**EXERCISE BRIEF**
Only the lines from the start of the data through the line with "const baseIds = ['4', '', '5', '3', '', '6'];" belong in the copy. Restate them word for word, minus the pictures.

══════════════════════════════

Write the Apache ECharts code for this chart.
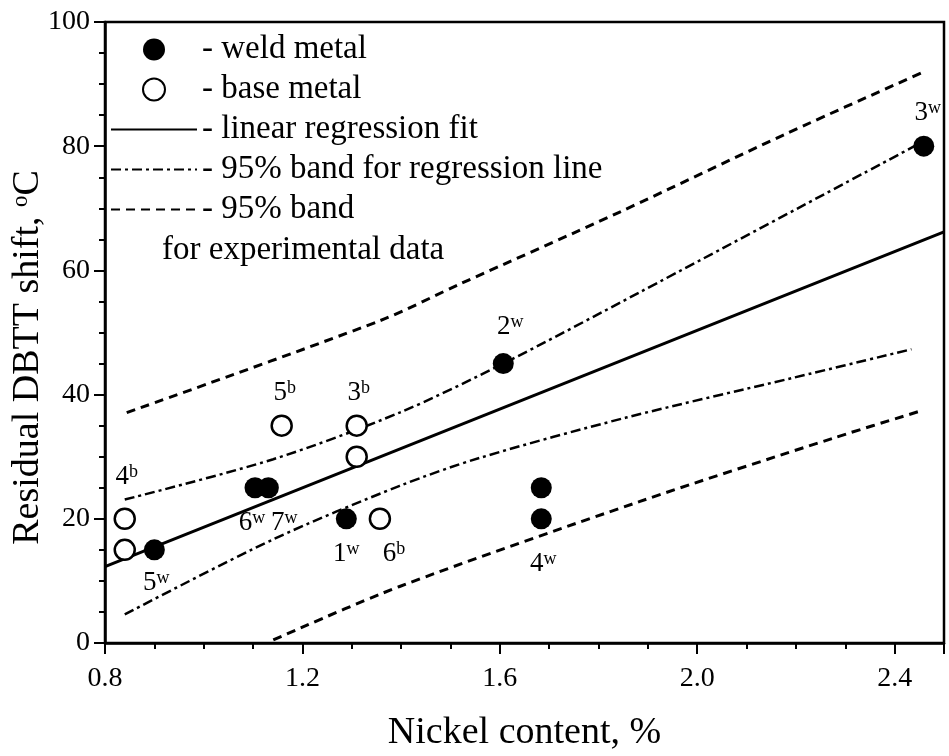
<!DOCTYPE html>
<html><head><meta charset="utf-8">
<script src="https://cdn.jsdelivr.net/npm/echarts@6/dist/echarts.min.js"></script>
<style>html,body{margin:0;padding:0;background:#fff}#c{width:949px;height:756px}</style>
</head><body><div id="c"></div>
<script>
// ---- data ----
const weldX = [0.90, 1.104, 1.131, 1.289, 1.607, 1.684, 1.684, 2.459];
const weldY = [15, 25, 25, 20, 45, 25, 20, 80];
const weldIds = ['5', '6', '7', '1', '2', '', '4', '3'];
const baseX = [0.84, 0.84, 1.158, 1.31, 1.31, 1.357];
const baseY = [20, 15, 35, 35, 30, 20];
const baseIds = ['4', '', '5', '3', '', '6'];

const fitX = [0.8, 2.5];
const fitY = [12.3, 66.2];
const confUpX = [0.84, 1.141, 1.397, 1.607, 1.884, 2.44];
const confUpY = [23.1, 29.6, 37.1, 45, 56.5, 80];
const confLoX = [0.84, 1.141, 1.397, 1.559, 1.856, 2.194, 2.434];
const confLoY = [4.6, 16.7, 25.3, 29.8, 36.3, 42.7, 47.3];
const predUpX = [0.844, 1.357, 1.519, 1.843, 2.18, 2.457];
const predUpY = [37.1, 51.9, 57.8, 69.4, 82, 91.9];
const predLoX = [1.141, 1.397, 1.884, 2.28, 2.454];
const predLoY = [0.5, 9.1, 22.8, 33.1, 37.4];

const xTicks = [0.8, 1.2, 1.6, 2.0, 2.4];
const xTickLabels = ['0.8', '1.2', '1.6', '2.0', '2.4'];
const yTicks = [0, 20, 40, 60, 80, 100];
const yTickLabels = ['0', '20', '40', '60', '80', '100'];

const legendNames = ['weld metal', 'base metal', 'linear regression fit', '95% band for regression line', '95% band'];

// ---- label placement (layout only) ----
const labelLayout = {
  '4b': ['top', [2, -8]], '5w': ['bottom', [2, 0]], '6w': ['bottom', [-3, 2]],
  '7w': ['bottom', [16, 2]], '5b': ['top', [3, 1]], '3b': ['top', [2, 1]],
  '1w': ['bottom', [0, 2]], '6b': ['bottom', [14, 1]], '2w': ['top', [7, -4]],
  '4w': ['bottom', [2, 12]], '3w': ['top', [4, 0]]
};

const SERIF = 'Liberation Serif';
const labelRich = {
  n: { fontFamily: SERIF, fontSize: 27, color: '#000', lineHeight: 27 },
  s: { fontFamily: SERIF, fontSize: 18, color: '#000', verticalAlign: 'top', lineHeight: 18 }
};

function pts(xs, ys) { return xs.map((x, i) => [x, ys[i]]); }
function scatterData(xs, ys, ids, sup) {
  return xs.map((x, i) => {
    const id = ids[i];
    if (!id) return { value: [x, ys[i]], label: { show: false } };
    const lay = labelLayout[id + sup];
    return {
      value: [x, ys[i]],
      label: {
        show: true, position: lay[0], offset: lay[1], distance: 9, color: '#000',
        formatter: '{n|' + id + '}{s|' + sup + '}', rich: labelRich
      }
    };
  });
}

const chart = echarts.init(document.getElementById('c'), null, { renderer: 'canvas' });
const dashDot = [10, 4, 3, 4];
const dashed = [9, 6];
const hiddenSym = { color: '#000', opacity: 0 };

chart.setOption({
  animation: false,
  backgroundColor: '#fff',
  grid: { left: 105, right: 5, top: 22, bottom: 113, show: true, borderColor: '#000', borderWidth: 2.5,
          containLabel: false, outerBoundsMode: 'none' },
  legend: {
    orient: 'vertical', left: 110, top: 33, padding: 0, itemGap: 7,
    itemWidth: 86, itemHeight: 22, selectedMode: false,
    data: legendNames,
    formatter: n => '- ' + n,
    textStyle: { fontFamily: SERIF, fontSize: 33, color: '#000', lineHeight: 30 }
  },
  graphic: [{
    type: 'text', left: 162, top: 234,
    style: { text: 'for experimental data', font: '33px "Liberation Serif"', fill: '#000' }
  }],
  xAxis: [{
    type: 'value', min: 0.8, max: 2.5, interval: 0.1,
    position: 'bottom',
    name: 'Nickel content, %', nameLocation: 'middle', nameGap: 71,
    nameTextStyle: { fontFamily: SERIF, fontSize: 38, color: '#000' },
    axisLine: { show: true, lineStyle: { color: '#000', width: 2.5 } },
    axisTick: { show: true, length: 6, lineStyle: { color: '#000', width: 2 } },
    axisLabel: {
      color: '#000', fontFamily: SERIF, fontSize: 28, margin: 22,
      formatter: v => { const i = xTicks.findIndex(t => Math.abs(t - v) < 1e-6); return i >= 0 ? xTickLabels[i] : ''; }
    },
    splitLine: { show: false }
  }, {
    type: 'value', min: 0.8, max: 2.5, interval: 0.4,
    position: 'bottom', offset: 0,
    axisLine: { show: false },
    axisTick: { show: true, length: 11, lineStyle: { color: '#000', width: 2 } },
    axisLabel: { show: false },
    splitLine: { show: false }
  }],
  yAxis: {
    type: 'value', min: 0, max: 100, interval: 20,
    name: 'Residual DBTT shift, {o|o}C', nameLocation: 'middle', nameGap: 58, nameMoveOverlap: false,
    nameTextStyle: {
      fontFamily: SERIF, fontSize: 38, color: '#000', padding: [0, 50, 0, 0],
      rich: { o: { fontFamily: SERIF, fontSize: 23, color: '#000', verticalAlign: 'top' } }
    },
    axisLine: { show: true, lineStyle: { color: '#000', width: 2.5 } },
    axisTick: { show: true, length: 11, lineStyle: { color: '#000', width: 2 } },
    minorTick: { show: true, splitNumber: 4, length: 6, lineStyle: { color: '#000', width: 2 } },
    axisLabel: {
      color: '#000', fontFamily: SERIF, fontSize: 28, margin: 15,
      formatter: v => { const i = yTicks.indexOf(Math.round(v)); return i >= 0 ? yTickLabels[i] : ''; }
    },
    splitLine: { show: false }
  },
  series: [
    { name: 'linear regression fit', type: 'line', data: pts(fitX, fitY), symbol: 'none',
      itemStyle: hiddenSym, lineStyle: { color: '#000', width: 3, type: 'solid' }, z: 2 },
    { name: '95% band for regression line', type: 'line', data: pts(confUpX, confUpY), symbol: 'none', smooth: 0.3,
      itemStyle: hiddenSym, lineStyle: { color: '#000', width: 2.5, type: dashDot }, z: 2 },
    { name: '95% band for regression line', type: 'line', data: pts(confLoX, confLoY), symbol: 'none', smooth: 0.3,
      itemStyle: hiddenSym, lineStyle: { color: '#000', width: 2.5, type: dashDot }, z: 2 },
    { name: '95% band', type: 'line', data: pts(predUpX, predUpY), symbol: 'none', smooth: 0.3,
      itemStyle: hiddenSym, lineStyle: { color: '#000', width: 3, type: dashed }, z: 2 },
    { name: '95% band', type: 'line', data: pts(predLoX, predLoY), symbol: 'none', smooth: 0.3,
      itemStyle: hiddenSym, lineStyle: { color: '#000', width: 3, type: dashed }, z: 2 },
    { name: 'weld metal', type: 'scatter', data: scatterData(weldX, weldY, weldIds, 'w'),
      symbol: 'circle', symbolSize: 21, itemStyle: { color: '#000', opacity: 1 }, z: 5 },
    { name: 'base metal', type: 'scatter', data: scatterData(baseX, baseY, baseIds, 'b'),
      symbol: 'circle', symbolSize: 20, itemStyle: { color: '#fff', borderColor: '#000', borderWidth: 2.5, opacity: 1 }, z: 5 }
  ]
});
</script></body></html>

══════════════════════════════

**EXERCISE RESPONSE**
Write the Apache ECharts code for this chart.
<!DOCTYPE html>
<html><head><meta charset="utf-8">
<script src="https://cdn.jsdelivr.net/npm/echarts@6/dist/echarts.min.js"></script>
<style>html,body{margin:0;padding:0;background:#fff}#c{width:949px;height:756px}</style>
</head><body><div id="c"></div>
<script>
// ---- data ----
const weldX = [0.90, 1.104, 1.131, 1.289, 1.607, 1.684, 1.684, 2.459];
const weldY = [15, 25, 25, 20, 45, 25, 20, 80];
const weldIds = ['5', '6', '7', '1', '2', '', '4', '3'];
const baseX = [0.84, 0.84, 1.158, 1.31, 1.31, 1.357];
const baseY = [20, 15, 35, 35, 30, 20];
const baseIds = ['4', '', '5', '3', '', '6'];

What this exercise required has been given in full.